Rian Evans 

Gwent CO/ Gedge

Brecon Theatre
  
  


Easter Music at Brecon Cathedral is a well-established tradition, in its way as worthy of pilgrimage as the Golden Rood in pre-Reformation times, when the cathedral was a Benedictine priory. With a full weekend of liturgical music as well as concert performances, it is a festival in everything but name.

Part of what is refreshing at Brecon is that it doesn't matter that they programme Gerald Finzi's Dies Natalis a year after the composer's centenary: the work is there in its own right. Finzi's song cycle uses poems and prose of the 17th-century mystic cleric Thomas Traherne. The poet looks at the world with a child's unsullied, innocent wonder; his vision is of an Eden where man is made in a divine image.

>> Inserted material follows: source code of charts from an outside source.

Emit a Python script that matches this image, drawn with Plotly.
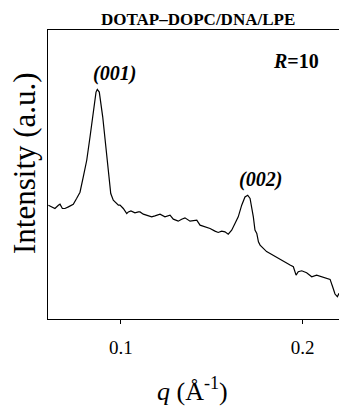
import plotly.graph_objects as go

# q values (1/Å) and intensity (a.u.)
q = [0.0602, 0.0620, 0.0638, 0.0657, 0.0666, 0.0679, 0.0693, 0.0712, 0.0739, 0.0758,
     0.0776, 0.0794, 0.0813, 0.0831, 0.0849, 0.0864, 0.0871, 0.0882, 0.0901, 0.0919,
     0.0932, 0.0945, 0.0959, 0.0968, 0.0987, 0.0996, 0.1014, 0.1033, 0.1042, 0.1056,
     0.1078, 0.1097, 0.1106, 0.1124, 0.1143, 0.1170, 0.1188, 0.1216, 0.1243, 0.1271,
     0.1289, 0.1316, 0.1335, 0.1353, 0.1381, 0.1418, 0.1436, 0.1463, 0.1491, 0.1518,
     0.1536, 0.1555, 0.1573, 0.1591, 0.1610, 0.1628, 0.1646, 0.1665, 0.1683, 0.1698,
     0.1711, 0.1729, 0.1738, 0.1748, 0.1757, 0.1766, 0.1784, 0.1802, 0.1821, 0.1848,
     0.1876, 0.1903, 0.1931, 0.1949, 0.1964, 0.1976, 0.1995, 0.2022, 0.2050, 0.2077,
     0.2105, 0.2114, 0.2132, 0.2151, 0.2165, 0.2178, 0.2191, 0.2200]
intensity = [114, 112.3, 110.7, 114, 115, 110.7, 110.7, 112.3, 115, 121,
             127, 142.3, 159, 182.3, 209, 227.3, 230, 227.3, 202.3, 169,
             142.3, 125.7, 119, 117.3, 114, 114, 110.7, 105.7, 107.3, 108.3,
             106.3, 107.3, 107.3, 105, 104, 102.3, 103.3, 105, 102.3, 104,
             100, 98, 100, 101.3, 98, 99, 94, 92.3, 90.7, 88,
             86.7, 88, 87.3, 85, 89, 95.7, 102.3, 114, 122.3, 124,
             120.7, 102.3, 89, 85.7, 77.3, 74, 70.7, 67.5, 65.7, 62.7,
             59.5, 57.3, 54, 52.3, 44, 47.3, 48.3, 46.3, 42.3, 44,
             42.3, 42, 40.7, 39.7, 32.3, 25, 22.3, 25.7]

tick_vals = [0.1, 0.2]
tick_text = ["0.1", "0.2"]

FONT = "Liberation Serif"

fig = go.Figure()
fig.add_trace(go.Scatter(x=q, y=intensity, mode="lines",
                         line=dict(color="black", width=1.2), showlegend=False,
                         hoverinfo="skip"))

fig.update_layout(
    width=339, height=407,
    margin=dict(l=48, r=0, t=30, b=88),
    paper_bgcolor="white", plot_bgcolor="white",
    font=dict(family=FONT, color="black"),
    xaxis=dict(range=[0.06, 0.22], tickvals=tick_vals, ticktext=tick_text,
               ticks="outside", ticklen=4, tickwidth=1, tickcolor="black",
               showline=True, linecolor="black", linewidth=1.2, mirror=True,
               showgrid=False, zeroline=False,
               tickfont=dict(family=FONT, size=19, color="black"),
               ticklabelstandoff=7),
    yaxis=dict(range=[0, 289.5], showticklabels=False, ticks="",
               showline=True, linecolor="black", linewidth=1.2, mirror=False,
               showgrid=False, zeroline=False),
)

anns = [
    dict(text="<b>DOTAP–DOPC/DNA/LPE</b>", x=0.515, y=1.035, size=17),
    dict(text="<b><i>R</i>=10</b>", x=0.852, y=0.893, size=20),
    dict(text="<b><i>(001)</i></b>", x=0.227, y=0.848, size=20),
    dict(text="<b><i>(002)</i></b>", x=0.729, y=0.481, size=20),
    dict(text="<i>q</i> (Å<sup>-1</sup>)", x=0.498, y=-0.243, size=26),
]
for a in anns:
    fig.add_annotation(text=a["text"], x=a["x"], y=a["y"], xref="paper", yref="paper",
                       showarrow=False, xanchor="center", yanchor="middle",
                       font=dict(family=FONT, size=a["size"], color="black"))

fig.add_annotation(text="Intensity (a.u.)", x=-0.079, y=0.54, xref="paper", yref="paper",
                   showarrow=False, textangle=-90, xanchor="center", yanchor="middle",
                   font=dict(family=FONT, size=31, color="black"))

fig.write_html("out.html")
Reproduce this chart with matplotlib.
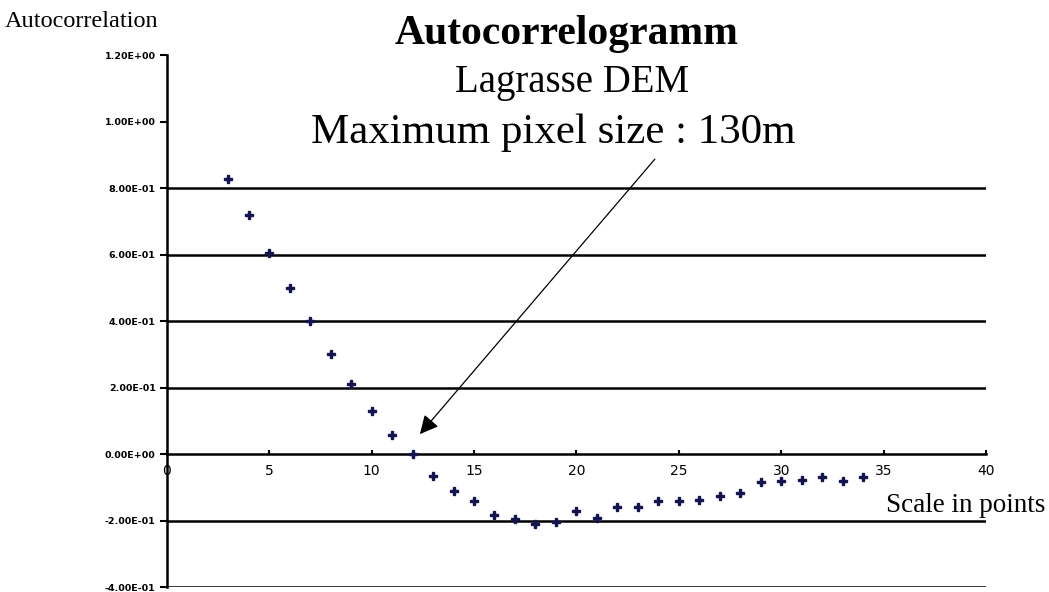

The simple eloquence of Finzi's word setting was underlined by the immaculate articulation of tenor Rogers Covey-Crump. His sound, though not robust, was warm in this acoustic; he pitched the emotional tone perfectly, communicating with a sincerity and openness entirely true to Traherne and to Finzi. The final Salutation in particular achieved moments of blissful serenity. For his part, director David Gedge helped the strings of the Gwent Chamber Orchestra realise the seamless, organic flow of Dies Natalis, invoking the spirit of Bach in the gently undulating contrapuntal lines as well as in the cantata-like structure.

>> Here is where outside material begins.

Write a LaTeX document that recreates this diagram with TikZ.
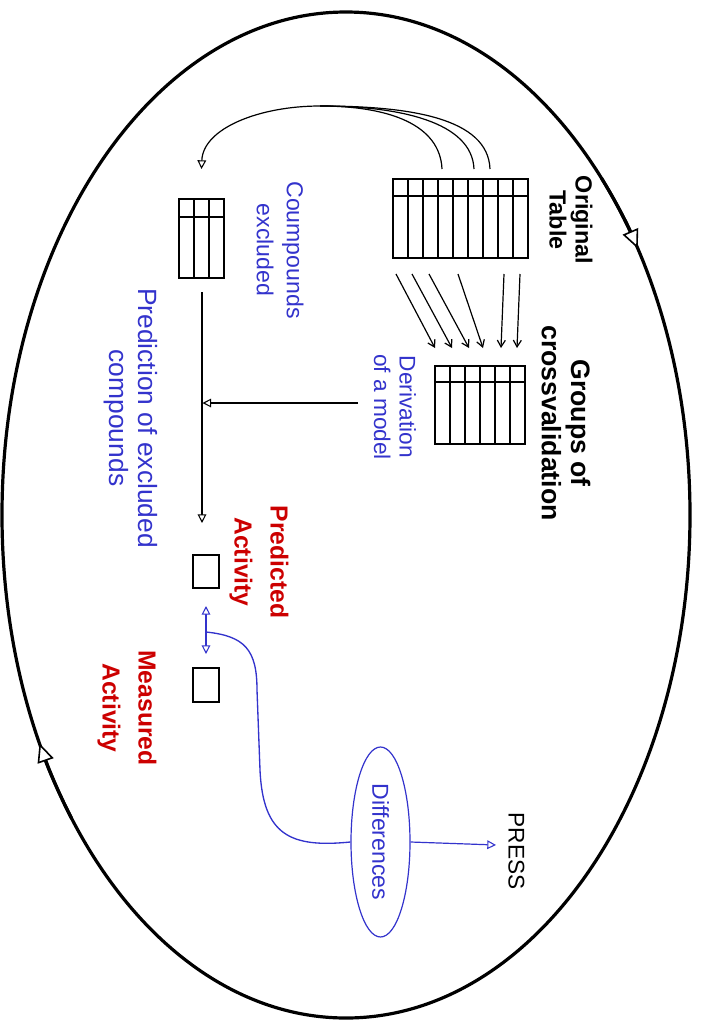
\documentclass[tikz,border=0pt]{standalone}
\usepackage{fontspec}
\setmainfont{Liberation Sans}
\usetikzlibrary{arrows.meta,shapes.geometric}
\definecolor{fblue}{RGB}{51,51,204}
\definecolor{fred}{RGB}{204,0,0}
\newcommand{\pxu}{0.75pt}
\begin{document}
\begin{tikzpicture}[x=0.75pt,y=-0.75pt,
  tbl/.style={draw, line width=1.3pt, inner sep=0pt, fill=white},
  grid/.style={line width=1.3pt},
  cyc/.style={line width=2.4pt},
  cyctip/.style={cyc, -{Triangle[length=14pt,width=12.5pt,fill=white,line width=1.2pt]}},
  flow/.style={line width=0.9pt, -{Triangle[length=6.5pt,width=6.5pt,fill=white,line width=0.8pt]}},
  bflow/.style={flow, draw=fblue},
  bboth/.style={line width=1pt, draw=fblue, {Triangle[length=6.5pt,width=6.5pt,fill=white,line width=0.8pt]}-{Triangle[length=6.5pt,width=6.5pt,fill=white,line width=0.8pt]}},
  split/.style={line width=0.9pt, -{Straight Barb[length=5pt,width=6pt]}},
  lbl/.style={rotate=-90, align=center, inner sep=0pt},
  bluetxt/.style={lbl, text=fblue},
  redtxt/.style={lbl, text=fred, font=\bfseries\fontsize{18.5}{27}\selectfont},
]
\useasboundingbox (0,0) rectangle (706,1025);

% outer cycle with its two direction marks
\draw[cyc] (346,515) ellipse [x radius=344, y radius=503];
\draw[cyctip] ([shift={(-42:344 and 503)}]346,515) arc[start angle=-42, end angle=-32, x radius=344, y radius=503];
\draw[cyctip] ([shift={(143:344 and 503)}]346,515) arc[start angle=143, end angle=153, x radius=344, y radius=503];

% original data table (9 columns)
\node[tbl, minimum width=135*\pxu, minimum height=79*\pxu] (orig) at (460.5,218.5) {};
\draw[grid] (393,196) -- (528,196);
\foreach \k in {1,...,8} \draw[grid] (393+15*\k,179) -- (393+15*\k,258);
\node[lbl, font=\bfseries\fontsize{17.5}{19.5}\selectfont] (origlbl) at (571,220) {Original\\Table};

% crossvalidation groups table (6 columns)
\node[tbl, minimum width=90*\pxu, minimum height=78*\pxu] (groups) at (480,405) {};
\draw[grid] (435,382) -- (525,382);
\foreach \k in {1,...,5} \draw[grid] (435+15*\k,366) -- (435+15*\k,444);
\node[lbl, font=\bfseries\fontsize{20}{22}\selectfont] (grouplbl) at (566,423) {Groups of\\crossvalidation};

% splitting of the table into groups
\foreach \i/\sx/\ex in {1/396/435, 2/412/452, 3/429/469, 4/458/483, 5/504/501, 6/520/517} {
  \coordinate (s\i) at (\sx,274);
  \coordinate (e\i) at (\ex,348);
  \draw[split] (s\i) -- (e\i);
}

% excluded compounds table (3 columns)
\node[tbl, minimum width=45*\pxu, minimum height=79*\pxu] (excl) at (201.5,238.5) {};
\draw[grid] (179,217) -- (224,217);
\foreach \k in {1,2} \draw[grid] (179+15*\k,199) -- (179+15*\k,278);
\node[bluetxt, font=\fontsize{17.3}{22.5}\selectfont] (excllbl) at (280,250) {Coumpounds\\excluded};

% compounds taken out of the original table
\coordinate (o1) at (442,169);
\coordinate (o2) at (474,169);
\coordinate (o3) at (490,169);
\coordinate (join) at (320,106);
\coordinate (exin) at (201.5,169);
\draw[flow] (o1) .. controls (440,125) and (390,106) .. (join) .. controls (260,106) and (203,128) .. (exin);
\draw[line width=0.9pt] (o2) .. controls (472,122) and (400,106) .. (join);
\draw[line width=0.9pt] (o3) .. controls (488,118) and (410,106) .. (join);

% model derivation
\node[bluetxt, font=\fontsize{17}{19}\selectfont] (derivlbl) at (395,407) {Derivation\\of a model};
\coordinate (mstart) at (358,403);
\coordinate (mend) at (202.5,403);
\draw[flow] (mstart) -- (mend);

% prediction of the excluded compounds
\coordinate (pstart) at (202,292);
\coordinate (pend) at (202,523);
\draw[flow] (pstart) -- (pend);
\node[bluetxt, font=\fontsize{19.8}{22}\selectfont] (predlbl) at (131,418) {Prediction of excluded\\compounds};

% predicted and measured activity
\node[tbl, minimum width=26*\pxu, minimum height=33*\pxu] (pred) at (206,571.5) {};
\node[tbl, minimum width=26*\pxu, minimum height=34*\pxu] (meas) at (206,685) {};
\node[redtxt] (predact) at (259,562) {Predicted\\Activity};
\node[redtxt] (measact) at (127,708) {Measured\\Activity};

\coordinate (da) at (206,606);
\coordinate (db) at (206,654);
\draw[bboth] (da) -- (db);

% differences and PRESS
\node[ellipse, draw=fblue, line width=0.9pt, rotate=-90, inner sep=0pt,
      minimum width=190*\pxu, minimum height=59*\pxu, text=fblue,
      font=\fontsize{17.3}{19}\selectfont] (diff) at (380.5,842) {Differences};
\coordinate (dmid) at (206,632);
\draw[line width=1pt, draw=fblue] (dmid) .. controls (245,636) and (257,650) .. (257,690)
  -- (260,770) .. controls (263,835) and (290,848) .. (diff.south);
\node[lbl, font=\fontsize{17}{19}\selectfont] (press) at (516.5,851) {PRESS};
\coordinate (pressin) at (496,845);
\draw[bflow] (diff.north) -- (pressin);
\end{tikzpicture}
\end{document}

A lyrical flow also characterised Mozart's Concertone K190. With its subtle melodic elaboration and poignant excursions into the minor mode, this delightful work has the 17-year-old composer demonstrating flashes of the genius that would emerge in the later concertos. But, since it most resembles a sinfonia concertante, the balance in this performance would have benefited from treating the equally prominent oboe and cello as soloists, bringing them centre stage alongside the solo violinists Eluned Pritchard and Peter Davis. Mozart's Symphony No 39 was given a spirited performance, even if wind and brass occasionally warmed a little too much to the task and overpowered the strings.